Given information:
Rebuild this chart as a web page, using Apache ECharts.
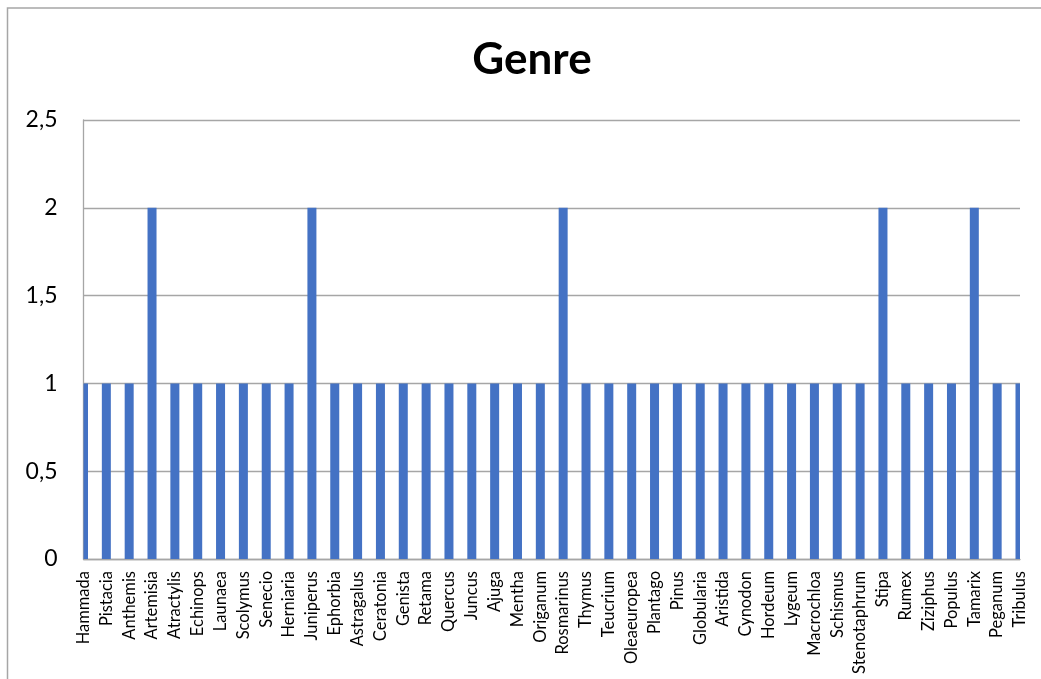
<!DOCTYPE html>
<html>
<head>
<meta charset="utf-8">
<script src="https://cdn.jsdelivr.net/npm/echarts@6/dist/echarts.min.js"></script>
<style>
  html, body { margin: 0; padding: 0; background: #fff; }
  #chart { width: 1041px; height: 679px; }
</style>
</head>
<body>
<div id="chart"></div>
<script>
// Genera and their counts
const genera = [
  'Hammada', 'Pistacia', 'Anthemis', 'Artemisia', 'Atractylis', 'Echinops', 'Launaea',
  'Scolymus', 'Senecio', 'Herniaria', 'Juniperus', 'Ephorbia', 'Astragalus', 'Ceratonia',
  'Genista', 'Retama', 'Quercus', 'Juncus', 'Ajuga', 'Mentha', 'Origanum', 'Rosmarinus',
  'Thymus', 'Teucrium', 'Oleaeuropea', 'Plantago', 'Pinus', 'Globularia', 'Aristida',
  'Cynodon', 'Hordeum', 'Lygeum', 'Macrochloa', 'Schismus', 'Stenotaphrum', 'Stipa',
  'Rumex', 'Ziziphus', 'Populus', 'Tamarix', 'Peganum', 'Tribulus'
];
const counts = [
  1, 1, 1, 2, 1, 1, 1,
  1, 1, 1, 2, 1, 1, 1,
  1, 1, 1, 1, 1, 1, 1, 2,
  1, 1, 1, 1, 1, 1, 1,
  1, 1, 1, 1, 1, 1, 2,
  1, 1, 1, 2, 1, 1
];
const yTicks = { min: 0, max: 2.5, step: 0.5 };

const FONT = 'Lato, "Open Sans", sans-serif';
const BAR_COLOR = '#4472c4';
const BAR_WIDTH = 9;

const chart = echarts.init(document.getElementById('chart'), null, { renderer: 'canvas' });

// Bars centred on the category ticks, clipped to the plot rectangle
function renderBar(params, api) {
  const top = api.coord([api.value(0), api.value(1)]);
  const base = api.coord([api.value(0), 0]);
  const cs = params.coordSys;
  const rect = echarts.graphic.clipRectByRect(
    { x: top[0] - BAR_WIDTH / 2, y: top[1], width: BAR_WIDTH, height: base[1] - top[1] },
    { x: cs.x, y: cs.y, width: cs.width, height: cs.height }
  );
  return rect && { type: 'rect', shape: rect, style: { fill: BAR_COLOR } };
}

chart.setOption({
  animation: false,
  backgroundColor: '#ffffff',
  title: {
    text: 'Genre',
    left: 527,
    top: 33,
    textAlign: 'center',
    textStyle: { fontFamily: FONT, fontWeight: 'bold', fontSize: 44, color: '#000000' }
  },
  graphic: [
    {
      type: 'polyline',
      shape: { points: [[7.5, 679], [7.5, 8], [1041, 8]] },
      style: { stroke: '#a6a6a6', lineWidth: 1.5, fill: null },
      silent: true
    }
  ],
  grid: { left: 83.5, right: 21, top: 120, bottom: 120, containLabel: false },
  xAxis: {
    type: 'category',
    data: genera,
    boundaryGap: false,
    axisLine: { show: true, lineStyle: { color: '#a6a6a6', width: 1.3 } },
    axisTick: { show: false },
    splitLine: { show: false },
    axisLabel: {
      rotate: 90,
      interval: 0,
      margin: 12,
      fontFamily: FONT,
      fontSize: 16.5,
      color: '#000000'
    }
  },
  yAxis: {
    type: 'value',
    min: yTicks.min,
    max: yTicks.max,
    interval: yTicks.step,
    axisLine: { show: true, lineStyle: { color: '#a6a6a6', width: 1.3 } },
    axisTick: { show: false },
    splitLine: { show: true, lineStyle: { color: '#a6a6a6', width: 1.3 } },
    axisLabel: {
      margin: 26,
      fontFamily: FONT,
      fontSize: 23,
      color: '#000000',
      formatter: v => String(v).replace('.', ',')
    }
  },
  series: [
    {
      type: 'custom',
      renderItem: renderBar,
      encode: { x: 0, y: 1 },
      data: genera.map((g, i) => [i, counts[i]]),
      z: 3
    }
  ]
});
</script>
</body>
</html>
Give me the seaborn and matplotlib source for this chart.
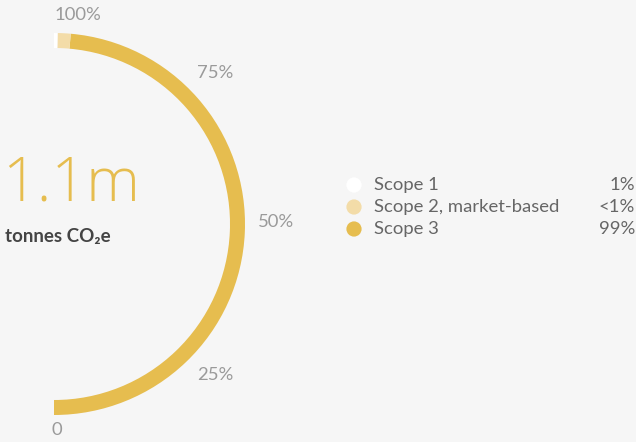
import matplotlib
matplotlib.use("Agg")
import matplotlib.pyplot as plt
import seaborn as sns
import pandas as pd

categories = ["Scope 1", "Scope 2, market-based", "Scope 3"]
share_labels = ["1%", "<1%", "99%"]
arc_values = [0.6, 2.2, 97.2]          # share of the half ring (drawn values)
colors = ["#ffffff", "#f3dca8", "#e6bd4f"]
tick_labels = ["0", "25%", "50%", "75%", "100%"]
total_label = "1.1m"
unit_label = "tonnes CO₂e"

sns.set_theme(style="white")
plt.rcParams["font.family"] = ["Lato", "DejaVu Sans"]

W, H = 636, 442
fig = plt.figure(figsize=(W / 100, H / 100), dpi=100, facecolor="#f6f6f6")
ax = fig.add_axes([0, 0, 1, 1])
ax.set_facecolor("#f6f6f6")

cx, cy = 54, H - 224
R, ring = 191, 15

# half donut: scope 3 from bottom, up through right, scope 2 & 1 at top
vals = [arc_values[2], arc_values[1], arc_values[0], sum(arc_values)]
cols = [colors[2], colors[1], colors[0], (0, 0, 0, 0)]
ax.pie(vals, colors=cols, startangle=-90, counterclock=True, center=(cx, cy),
       radius=R, wedgeprops=dict(width=ring, linewidth=0), frame=True)

ax.set_xlim(0, W)
ax.set_ylim(0, H)
ax.set_aspect("equal")
ax.axis("off")

# scale labels
tick_pos = [(57, 430), (215, 375), (276, 222), (215, 73), (78, 15)]
for lab, (px, py) in zip(tick_labels, tick_pos):
    ax.text(px, H - py, lab, ha="center", va="center", fontsize=13.3, color="#9a9a9a")

# centre figure
ax.text(2, H - 185, total_label, ha="left", va="center", fontsize=44,
        fontweight=300, family=["Open Sans", "DejaVu Sans"], color="#e6bd4f")
ax.text(5, H - 237, unit_label, ha="left", va="center", fontsize=13.5,
        fontweight="bold", color="#444444")

# legend
leg = pd.DataFrame({"x": [354] * 3, "y": [H - 185, H - 207, H - 229], "cat": categories})
sns.scatterplot(data=leg, x="x", y="y", hue="cat", palette=colors, s=120,
                linewidth=0, legend=False, ax=ax)
for i, (cat, sh) in enumerate(zip(categories, share_labels)):
    y = H - (185 + 22 * i)
    ax.text(374, y, cat, ha="left", va="center", fontsize=13.3, color="#666666")
    ax.text(635, y, sh, ha="right", va="center", fontsize=13.3, color="#666666")

ax.set_xlim(0, W)
ax.set_ylim(0, H)
fig.savefig("out.png", dpi=100, facecolor=fig.get_facecolor())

Instructions for the task: Omit the pictures and output all of the other material exactly.

Exercise result:
Rebuild this chart as a web page, using Apache ECharts.
<!DOCTYPE html>
<html>
<head>
<meta charset="utf-8">
<script src="https://cdn.jsdelivr.net/npm/echarts@6/dist/echarts.min.js"></script>
<style>
  html, body { margin: 0; padding: 0; background: #fff; }
  #chart { width: 1041px; height: 679px; }
</style>
</head>
<body>
<div id="chart"></div>
<script>
// Genera and their counts
const genera = [
  'Hammada', 'Pistacia', 'Anthemis', 'Artemisia', 'Atractylis', 'Echinops', 'Launaea',
  'Scolymus', 'Senecio', 'Herniaria', 'Juniperus', 'Ephorbia', 'Astragalus', 'Ceratonia',
  'Genista', 'Retama', 'Quercus', 'Juncus', 'Ajuga', 'Mentha', 'Origanum', 'Rosmarinus',
  'Thymus', 'Teucrium', 'Oleaeuropea', 'Plantago', 'Pinus', 'Globularia', 'Aristida',
  'Cynodon', 'Hordeum', 'Lygeum', 'Macrochloa', 'Schismus', 'Stenotaphrum', 'Stipa',
  'Rumex', 'Ziziphus', 'Populus', 'Tamarix', 'Peganum', 'Tribulus'
];
const counts = [
  1, 1, 1, 2, 1, 1, 1,
  1, 1, 1, 2, 1, 1, 1,
  1, 1, 1, 1, 1, 1, 1, 2,
  1, 1, 1, 1, 1, 1, 1,
  1, 1, 1, 1, 1, 1, 2,
  1, 1, 1, 2, 1, 1
];
const yTicks = { min: 0, max: 2.5, step: 0.5 };

const FONT = 'Lato, "Open Sans", sans-serif';
const BAR_COLOR = '#4472c4';
const BAR_WIDTH = 9;

const chart = echarts.init(document.getElementById('chart'), null, { renderer: 'canvas' });

// Bars centred on the category ticks, clipped to the plot rectangle
function renderBar(params, api) {
  const top = api.coord([api.value(0), api.value(1)]);
  const base = api.coord([api.value(0), 0]);
  const cs = params.coordSys;
  const rect = echarts.graphic.clipRectByRect(
    { x: top[0] - BAR_WIDTH / 2, y: top[1], width: BAR_WIDTH, height: base[1] - top[1] },
    { x: cs.x, y: cs.y, width: cs.width, height: cs.height }
  );
  return rect && { type: 'rect', shape: rect, style: { fill: BAR_COLOR } };
}

chart.setOption({
  animation: false,
  backgroundColor: '#ffffff',
  title: {
    text: 'Genre',
    left: 527,
    top: 33,
    textAlign: 'center',
    textStyle: { fontFamily: FONT, fontWeight: 'bold', fontSize: 44, color: '#000000' }
  },
  graphic: [
    {
      type: 'polyline',
      shape: { points: [[7.5, 679], [7.5, 8], [1041, 8]] },
      style: { stroke: '#a6a6a6', lineWidth: 1.5, fill: null },
      silent: true
    }
  ],
  grid: { left: 83.5, right: 21, top: 120, bottom: 120, containLabel: false },
  xAxis: {
    type: 'category',
    data: genera,
    boundaryGap: false,
    axisLine: { show: true, lineStyle: { color: '#a6a6a6', width: 1.3 } },
    axisTick: { show: false },
    splitLine: { show: false },
    axisLabel: {
      rotate: 90,
      interval: 0,
      margin: 12,
      fontFamily: FONT,
      fontSize: 16.5,
      color: '#000000'
    }
  },
  yAxis: {
    type: 'value',
    min: yTicks.min,
    max: yTicks.max,
    interval: yTicks.step,
    axisLine: { show: true, lineStyle: { color: '#a6a6a6', width: 1.3 } },
    axisTick: { show: false },
    splitLine: { show: true, lineStyle: { color: '#a6a6a6', width: 1.3 } },
    axisLabel: {
      margin: 26,
      fontFamily: FONT,
      fontSize: 23,
      color: '#000000',
      formatter: v => String(v).replace('.', ',')
    }
  },
  series: [
    {
      type: 'custom',
      renderItem: renderBar,
      encode: { x: 0, y: 1 },
      data: genera.map((g, i) => [i, counts[i]]),
      z: 3
    }
  ]
});
</script>
</body>
</html>
Give me the seaborn and matplotlib source for this chart.
import matplotlib
matplotlib.use("Agg")
import matplotlib.pyplot as plt
import seaborn as sns
import pandas as pd

categories = ["Scope 1", "Scope 2, market-based", "Scope 3"]
share_labels = ["1%", "<1%", "99%"]
arc_values = [0.6, 2.2, 97.2]          # share of the half ring (drawn values)
colors = ["#ffffff", "#f3dca8", "#e6bd4f"]
tick_labels = ["0", "25%", "50%", "75%", "100%"]
total_label = "1.1m"
unit_label = "tonnes CO₂e"

sns.set_theme(style="white")
plt.rcParams["font.family"] = ["Lato", "DejaVu Sans"]

W, H = 636, 442
fig = plt.figure(figsize=(W / 100, H / 100), dpi=100, facecolor="#f6f6f6")
ax = fig.add_axes([0, 0, 1, 1])
ax.set_facecolor("#f6f6f6")

cx, cy = 54, H - 224
R, ring = 191, 15

# half donut: scope 3 from bottom, up through right, scope 2 & 1 at top
vals = [arc_values[2], arc_values[1], arc_values[0], sum(arc_values)]
cols = [colors[2], colors[1], colors[0], (0, 0, 0, 0)]
ax.pie(vals, colors=cols, startangle=-90, counterclock=True, center=(cx, cy),
       radius=R, wedgeprops=dict(width=ring, linewidth=0), frame=True)

ax.set_xlim(0, W)
ax.set_ylim(0, H)
ax.set_aspect("equal")
ax.axis("off")

# scale labels
tick_pos = [(57, 430), (215, 375), (276, 222), (215, 73), (78, 15)]
for lab, (px, py) in zip(tick_labels, tick_pos):
    ax.text(px, H - py, lab, ha="center", va="center", fontsize=13.3, color="#9a9a9a")

# centre figure
ax.text(2, H - 185, total_label, ha="left", va="center", fontsize=44,
        fontweight=300, family=["Open Sans", "DejaVu Sans"], color="#e6bd4f")
ax.text(5, H - 237, unit_label, ha="left", va="center", fontsize=13.5,
        fontweight="bold", color="#444444")

# legend
leg = pd.DataFrame({"x": [354] * 3, "y": [H - 185, H - 207, H - 229], "cat": categories})
sns.scatterplot(data=leg, x="x", y="y", hue="cat", palette=colors, s=120,
                linewidth=0, legend=False, ax=ax)
for i, (cat, sh) in enumerate(zip(categories, share_labels)):
    y = H - (185 + 22 * i)
    ax.text(374, y, cat, ha="left", va="center", fontsize=13.3, color="#666666")
    ax.text(635, y, sh, ha="right", va="center", fontsize=13.3, color="#666666")

ax.set_xlim(0, W)
ax.set_ylim(0, H)
fig.savefig("out.png", dpi=100, facecolor=fig.get_facecolor())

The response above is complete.